The Raspberry Pi Foundation has published a note about planned upgrades to the two AstroPi devices aboard the International Space Station. Based on the Raspberry Pi 2 Model B+, the AstroPi is hardened to withstand the rigours of space. The upgrades include optical filters, Wifi Dongles, and larger SD cards.
Optical Filters for the AstroPi? Why?
These help to maximise the passage of infrared (IR) light passed to the cameras mounted on the “bottom” of the Astro Pi devices. These then allow the AstroPi to observe IR information through one of the ISS observation ports. These filters are the same material shipped with the Pi NoIR camera. (Yes, the name is nuts as the camera has No IR Filter, not that it can’t do Infrared photography. The filters are precision laser cut to fit around the heatsink pillars on the back of the AstroPi.
Why the larger SD cards?
Previously the data transfer to and from the devices happened through the ISS “socknet” (a space-borne sneakernet, as astronauts don’t wear sneakers aboard). This required astronauts to physically move the cards and copy data using a laptop. Last year the AstroPi devices completed testing to connect to the ISS LAN, allowing data downloads directly from the Raspberry Pi. So the larger cards are not to minimise the astronauts time by transferring larger data payloads.
If you’re taking pictures of the earth, you’re going to need somewhere to store them. Carl Sagan‘s Pale Blue Dot isn’t a lot of help if you want to analyse data in more detail. So you’re going to need more pixels, and more pixels require more space to store them. Hence the larger SD-cards. These will store larger volumes of data, holding more information until a download window is available to Earth.

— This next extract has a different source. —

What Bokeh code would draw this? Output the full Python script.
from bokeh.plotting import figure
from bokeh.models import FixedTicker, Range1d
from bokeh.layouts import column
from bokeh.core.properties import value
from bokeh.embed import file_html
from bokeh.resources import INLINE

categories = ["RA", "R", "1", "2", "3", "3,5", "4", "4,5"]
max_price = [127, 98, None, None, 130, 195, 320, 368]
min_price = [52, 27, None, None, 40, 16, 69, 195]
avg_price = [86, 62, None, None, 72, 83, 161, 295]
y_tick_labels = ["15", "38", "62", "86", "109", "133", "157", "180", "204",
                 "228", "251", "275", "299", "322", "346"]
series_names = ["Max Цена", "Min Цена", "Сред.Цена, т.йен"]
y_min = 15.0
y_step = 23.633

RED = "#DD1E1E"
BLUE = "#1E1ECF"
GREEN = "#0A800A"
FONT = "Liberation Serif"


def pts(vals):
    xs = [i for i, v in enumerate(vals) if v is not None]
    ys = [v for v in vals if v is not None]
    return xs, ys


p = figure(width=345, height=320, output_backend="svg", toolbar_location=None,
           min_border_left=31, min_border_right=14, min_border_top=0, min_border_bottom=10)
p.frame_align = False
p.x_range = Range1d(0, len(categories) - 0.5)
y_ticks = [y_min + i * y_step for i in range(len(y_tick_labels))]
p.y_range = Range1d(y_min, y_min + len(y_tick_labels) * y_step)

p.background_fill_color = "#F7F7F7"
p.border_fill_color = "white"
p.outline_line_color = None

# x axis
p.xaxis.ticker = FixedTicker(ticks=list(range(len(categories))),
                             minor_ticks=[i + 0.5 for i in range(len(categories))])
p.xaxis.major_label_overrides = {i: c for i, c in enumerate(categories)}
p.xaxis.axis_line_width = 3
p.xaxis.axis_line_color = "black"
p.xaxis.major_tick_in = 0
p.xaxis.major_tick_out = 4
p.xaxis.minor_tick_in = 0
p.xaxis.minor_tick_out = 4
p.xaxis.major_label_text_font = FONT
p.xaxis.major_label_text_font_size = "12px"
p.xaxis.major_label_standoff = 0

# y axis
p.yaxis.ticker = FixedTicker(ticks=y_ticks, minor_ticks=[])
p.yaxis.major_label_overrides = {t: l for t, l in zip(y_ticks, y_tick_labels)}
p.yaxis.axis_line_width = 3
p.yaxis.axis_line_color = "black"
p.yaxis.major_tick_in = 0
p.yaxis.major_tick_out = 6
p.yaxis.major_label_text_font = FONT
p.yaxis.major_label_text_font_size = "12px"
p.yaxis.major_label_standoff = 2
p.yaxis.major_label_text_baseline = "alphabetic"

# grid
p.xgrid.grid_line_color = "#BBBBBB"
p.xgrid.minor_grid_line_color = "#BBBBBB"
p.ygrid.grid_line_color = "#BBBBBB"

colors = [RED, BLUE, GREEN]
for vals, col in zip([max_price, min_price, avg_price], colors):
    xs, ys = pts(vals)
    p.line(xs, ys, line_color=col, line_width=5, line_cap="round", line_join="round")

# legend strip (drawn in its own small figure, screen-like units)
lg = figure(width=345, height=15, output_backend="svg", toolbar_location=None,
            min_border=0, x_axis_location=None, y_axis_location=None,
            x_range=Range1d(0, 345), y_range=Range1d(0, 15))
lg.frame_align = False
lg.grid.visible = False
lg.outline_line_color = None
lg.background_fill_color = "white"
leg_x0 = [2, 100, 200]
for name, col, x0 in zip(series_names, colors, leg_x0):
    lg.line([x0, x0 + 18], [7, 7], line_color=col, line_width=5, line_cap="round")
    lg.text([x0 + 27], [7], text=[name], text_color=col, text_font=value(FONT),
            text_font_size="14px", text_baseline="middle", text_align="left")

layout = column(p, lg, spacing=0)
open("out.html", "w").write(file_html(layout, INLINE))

The cards are Samsung Evo MB-MP32DA/EU devices, which are the European packaged version of the card. These are not your average run of the mill SD cards. They protect data from X-rays, water, heat and magnetism.
And that Wifi dongle?
The Raspberry Pi 2 Model B+ doesn’t have the onboard WiFi that the later Pi 3 has. So Wifi to allow the devices to roam around the ISS needs supporting, a dongle connected to a USB port allows this. ESA (The European Space Agency) helped with the dongle selection. The D-Link DWA-171 was chosen as they use that model on other payloads aboard. I guess it helped reduce the qualification time necessary for the upgrade package.
The upgrade packs are shipping in January 2018, possibly on SpaceX CRS 14. You can update your Raspberry Pi using the same components as used on the ISS if you want!